Skip all pictures, then copy the lines from the start of the data through the line with "0.003, 0.001, 0]", keeping both ends.

--- START DATA EXCERPT ---

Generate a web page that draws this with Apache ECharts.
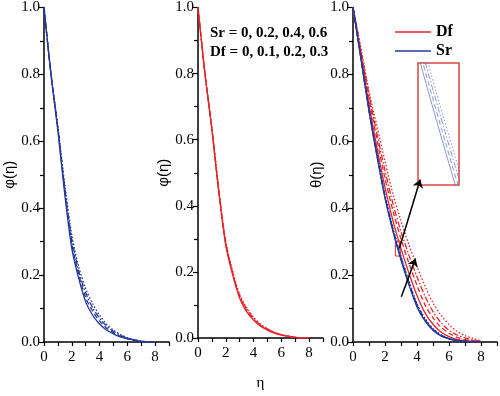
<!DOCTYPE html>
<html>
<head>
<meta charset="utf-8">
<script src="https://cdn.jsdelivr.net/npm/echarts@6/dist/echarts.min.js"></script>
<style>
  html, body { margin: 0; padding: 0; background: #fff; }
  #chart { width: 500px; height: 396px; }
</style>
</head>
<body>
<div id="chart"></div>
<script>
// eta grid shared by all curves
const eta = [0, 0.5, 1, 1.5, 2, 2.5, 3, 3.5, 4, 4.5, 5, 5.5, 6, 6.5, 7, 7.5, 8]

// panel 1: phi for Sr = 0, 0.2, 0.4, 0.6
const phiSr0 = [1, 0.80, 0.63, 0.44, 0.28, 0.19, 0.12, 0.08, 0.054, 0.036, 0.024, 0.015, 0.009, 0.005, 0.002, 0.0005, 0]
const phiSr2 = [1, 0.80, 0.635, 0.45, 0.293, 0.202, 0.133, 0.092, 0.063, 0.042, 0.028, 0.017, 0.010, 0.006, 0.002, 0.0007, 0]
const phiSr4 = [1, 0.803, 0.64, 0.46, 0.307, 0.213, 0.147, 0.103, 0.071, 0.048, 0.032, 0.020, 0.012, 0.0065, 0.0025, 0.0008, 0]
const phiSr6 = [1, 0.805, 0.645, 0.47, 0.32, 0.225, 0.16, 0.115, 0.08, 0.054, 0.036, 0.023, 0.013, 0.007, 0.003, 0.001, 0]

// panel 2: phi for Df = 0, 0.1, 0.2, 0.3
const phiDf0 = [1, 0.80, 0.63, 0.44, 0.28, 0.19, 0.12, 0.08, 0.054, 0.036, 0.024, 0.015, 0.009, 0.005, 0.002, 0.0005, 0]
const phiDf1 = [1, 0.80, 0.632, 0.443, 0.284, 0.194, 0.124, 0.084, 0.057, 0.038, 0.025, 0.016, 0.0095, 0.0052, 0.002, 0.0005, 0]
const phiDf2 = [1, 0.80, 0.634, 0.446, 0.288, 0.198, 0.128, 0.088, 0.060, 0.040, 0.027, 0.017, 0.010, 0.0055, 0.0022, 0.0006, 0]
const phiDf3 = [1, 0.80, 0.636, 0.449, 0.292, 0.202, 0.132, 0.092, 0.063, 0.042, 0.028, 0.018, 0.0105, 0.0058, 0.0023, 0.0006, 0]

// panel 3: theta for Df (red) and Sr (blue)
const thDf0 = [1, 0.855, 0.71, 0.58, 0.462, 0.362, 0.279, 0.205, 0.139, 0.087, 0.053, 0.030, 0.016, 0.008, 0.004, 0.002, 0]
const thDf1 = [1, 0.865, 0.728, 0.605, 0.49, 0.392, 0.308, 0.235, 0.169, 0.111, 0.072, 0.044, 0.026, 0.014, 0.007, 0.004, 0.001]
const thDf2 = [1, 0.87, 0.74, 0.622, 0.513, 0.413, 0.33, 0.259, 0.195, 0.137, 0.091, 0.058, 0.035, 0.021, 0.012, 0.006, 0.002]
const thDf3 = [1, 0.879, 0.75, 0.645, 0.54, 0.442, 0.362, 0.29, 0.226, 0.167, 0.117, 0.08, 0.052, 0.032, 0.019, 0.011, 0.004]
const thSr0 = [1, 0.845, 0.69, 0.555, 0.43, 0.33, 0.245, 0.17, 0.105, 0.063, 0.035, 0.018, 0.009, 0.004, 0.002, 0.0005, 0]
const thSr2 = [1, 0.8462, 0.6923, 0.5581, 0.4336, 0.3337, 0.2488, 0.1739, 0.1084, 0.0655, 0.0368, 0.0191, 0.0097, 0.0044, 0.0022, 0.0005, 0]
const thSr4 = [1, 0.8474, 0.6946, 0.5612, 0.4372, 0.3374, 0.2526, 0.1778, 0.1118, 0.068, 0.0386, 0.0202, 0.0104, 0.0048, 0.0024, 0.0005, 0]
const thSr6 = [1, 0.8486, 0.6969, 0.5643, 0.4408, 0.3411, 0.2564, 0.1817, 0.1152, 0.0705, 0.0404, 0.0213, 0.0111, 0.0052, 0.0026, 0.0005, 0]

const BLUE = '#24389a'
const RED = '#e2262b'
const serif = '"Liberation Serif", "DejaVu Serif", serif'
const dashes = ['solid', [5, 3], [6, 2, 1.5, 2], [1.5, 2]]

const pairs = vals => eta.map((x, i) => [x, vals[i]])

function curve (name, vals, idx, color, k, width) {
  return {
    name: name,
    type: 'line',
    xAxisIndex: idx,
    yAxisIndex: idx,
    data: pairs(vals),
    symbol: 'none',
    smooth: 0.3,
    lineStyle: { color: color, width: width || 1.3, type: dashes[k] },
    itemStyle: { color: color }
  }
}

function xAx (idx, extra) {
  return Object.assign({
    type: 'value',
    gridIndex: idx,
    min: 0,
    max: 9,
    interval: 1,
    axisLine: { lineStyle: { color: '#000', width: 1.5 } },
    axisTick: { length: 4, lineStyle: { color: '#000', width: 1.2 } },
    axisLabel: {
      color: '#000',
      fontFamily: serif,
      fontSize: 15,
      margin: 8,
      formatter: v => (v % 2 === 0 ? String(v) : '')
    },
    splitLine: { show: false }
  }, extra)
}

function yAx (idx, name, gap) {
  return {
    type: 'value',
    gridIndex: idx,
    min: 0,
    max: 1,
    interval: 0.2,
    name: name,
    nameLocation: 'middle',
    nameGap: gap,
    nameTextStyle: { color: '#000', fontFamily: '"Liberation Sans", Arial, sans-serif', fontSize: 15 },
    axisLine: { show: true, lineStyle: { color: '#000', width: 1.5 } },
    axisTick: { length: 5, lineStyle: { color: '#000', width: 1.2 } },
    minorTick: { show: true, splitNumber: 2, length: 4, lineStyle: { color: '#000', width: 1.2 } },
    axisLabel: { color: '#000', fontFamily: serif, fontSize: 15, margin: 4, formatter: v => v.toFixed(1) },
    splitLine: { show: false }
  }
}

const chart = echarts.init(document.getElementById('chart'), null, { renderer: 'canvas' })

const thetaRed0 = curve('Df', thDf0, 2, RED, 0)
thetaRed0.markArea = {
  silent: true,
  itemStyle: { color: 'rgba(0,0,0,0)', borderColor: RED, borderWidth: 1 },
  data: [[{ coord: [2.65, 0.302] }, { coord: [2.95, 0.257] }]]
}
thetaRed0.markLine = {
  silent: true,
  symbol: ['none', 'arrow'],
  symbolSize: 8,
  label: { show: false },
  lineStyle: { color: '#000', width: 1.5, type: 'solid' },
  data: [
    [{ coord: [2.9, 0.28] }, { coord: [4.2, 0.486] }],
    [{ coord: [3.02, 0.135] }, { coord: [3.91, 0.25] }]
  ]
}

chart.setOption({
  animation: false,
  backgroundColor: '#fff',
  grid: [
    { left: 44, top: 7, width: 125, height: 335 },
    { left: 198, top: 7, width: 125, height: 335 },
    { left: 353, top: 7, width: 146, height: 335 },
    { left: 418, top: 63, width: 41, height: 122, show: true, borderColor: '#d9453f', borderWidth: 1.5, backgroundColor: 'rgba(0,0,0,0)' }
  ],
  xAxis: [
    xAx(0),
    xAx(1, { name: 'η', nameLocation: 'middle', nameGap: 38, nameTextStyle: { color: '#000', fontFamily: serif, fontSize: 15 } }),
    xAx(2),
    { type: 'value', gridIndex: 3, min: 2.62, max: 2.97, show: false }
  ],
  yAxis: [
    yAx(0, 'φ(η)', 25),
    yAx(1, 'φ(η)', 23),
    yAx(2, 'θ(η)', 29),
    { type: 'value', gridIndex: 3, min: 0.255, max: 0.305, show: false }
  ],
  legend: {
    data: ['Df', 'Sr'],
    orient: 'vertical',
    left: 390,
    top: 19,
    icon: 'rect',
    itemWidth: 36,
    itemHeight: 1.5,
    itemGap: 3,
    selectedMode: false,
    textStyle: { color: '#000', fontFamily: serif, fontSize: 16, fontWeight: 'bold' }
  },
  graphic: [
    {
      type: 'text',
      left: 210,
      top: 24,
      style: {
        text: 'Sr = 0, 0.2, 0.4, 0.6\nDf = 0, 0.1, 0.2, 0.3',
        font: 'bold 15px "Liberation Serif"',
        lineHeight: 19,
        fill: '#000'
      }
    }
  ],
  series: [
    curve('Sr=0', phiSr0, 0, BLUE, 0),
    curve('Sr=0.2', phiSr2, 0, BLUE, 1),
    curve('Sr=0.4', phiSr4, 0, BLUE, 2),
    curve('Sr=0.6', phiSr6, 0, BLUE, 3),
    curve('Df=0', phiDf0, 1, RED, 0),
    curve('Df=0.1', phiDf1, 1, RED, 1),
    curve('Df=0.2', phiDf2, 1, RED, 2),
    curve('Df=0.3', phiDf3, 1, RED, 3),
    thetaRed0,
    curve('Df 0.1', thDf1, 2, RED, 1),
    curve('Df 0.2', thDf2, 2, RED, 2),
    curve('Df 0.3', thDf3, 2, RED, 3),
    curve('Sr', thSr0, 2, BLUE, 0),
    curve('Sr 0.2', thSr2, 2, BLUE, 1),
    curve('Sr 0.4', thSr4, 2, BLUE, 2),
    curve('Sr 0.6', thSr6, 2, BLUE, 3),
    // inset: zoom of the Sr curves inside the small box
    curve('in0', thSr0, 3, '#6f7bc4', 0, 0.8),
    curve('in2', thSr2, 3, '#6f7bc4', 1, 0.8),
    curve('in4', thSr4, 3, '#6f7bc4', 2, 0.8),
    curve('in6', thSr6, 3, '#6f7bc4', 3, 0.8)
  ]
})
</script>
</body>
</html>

--- END DATA EXCERPT ---

### CORRECT ANSWER:
Generate a web page that draws this with Apache ECharts.
<!DOCTYPE html>
<html>
<head>
<meta charset="utf-8">
<script src="https://cdn.jsdelivr.net/npm/echarts@6/dist/echarts.min.js"></script>
<style>
  html, body { margin: 0; padding: 0; background: #fff; }
  #chart { width: 500px; height: 396px; }
</style>
</head>
<body>
<div id="chart"></div>
<script>
// eta grid shared by all curves
const eta = [0, 0.5, 1, 1.5, 2, 2.5, 3, 3.5, 4, 4.5, 5, 5.5, 6, 6.5, 7, 7.5, 8]

// panel 1: phi for Sr = 0, 0.2, 0.4, 0.6
const phiSr0 = [1, 0.80, 0.63, 0.44, 0.28, 0.19, 0.12, 0.08, 0.054, 0.036, 0.024, 0.015, 0.009, 0.005, 0.002, 0.0005, 0]
const phiSr2 = [1, 0.80, 0.635, 0.45, 0.293, 0.202, 0.133, 0.092, 0.063, 0.042, 0.028, 0.017, 0.010, 0.006, 0.002, 0.0007, 0]
const phiSr4 = [1, 0.803, 0.64, 0.46, 0.307, 0.213, 0.147, 0.103, 0.071, 0.048, 0.032, 0.020, 0.012, 0.0065, 0.0025, 0.0008, 0]
const phiSr6 = [1, 0.805, 0.645, 0.47, 0.32, 0.225, 0.16, 0.115, 0.08, 0.054, 0.036, 0.023, 0.013, 0.007, 0.003, 0.001, 0]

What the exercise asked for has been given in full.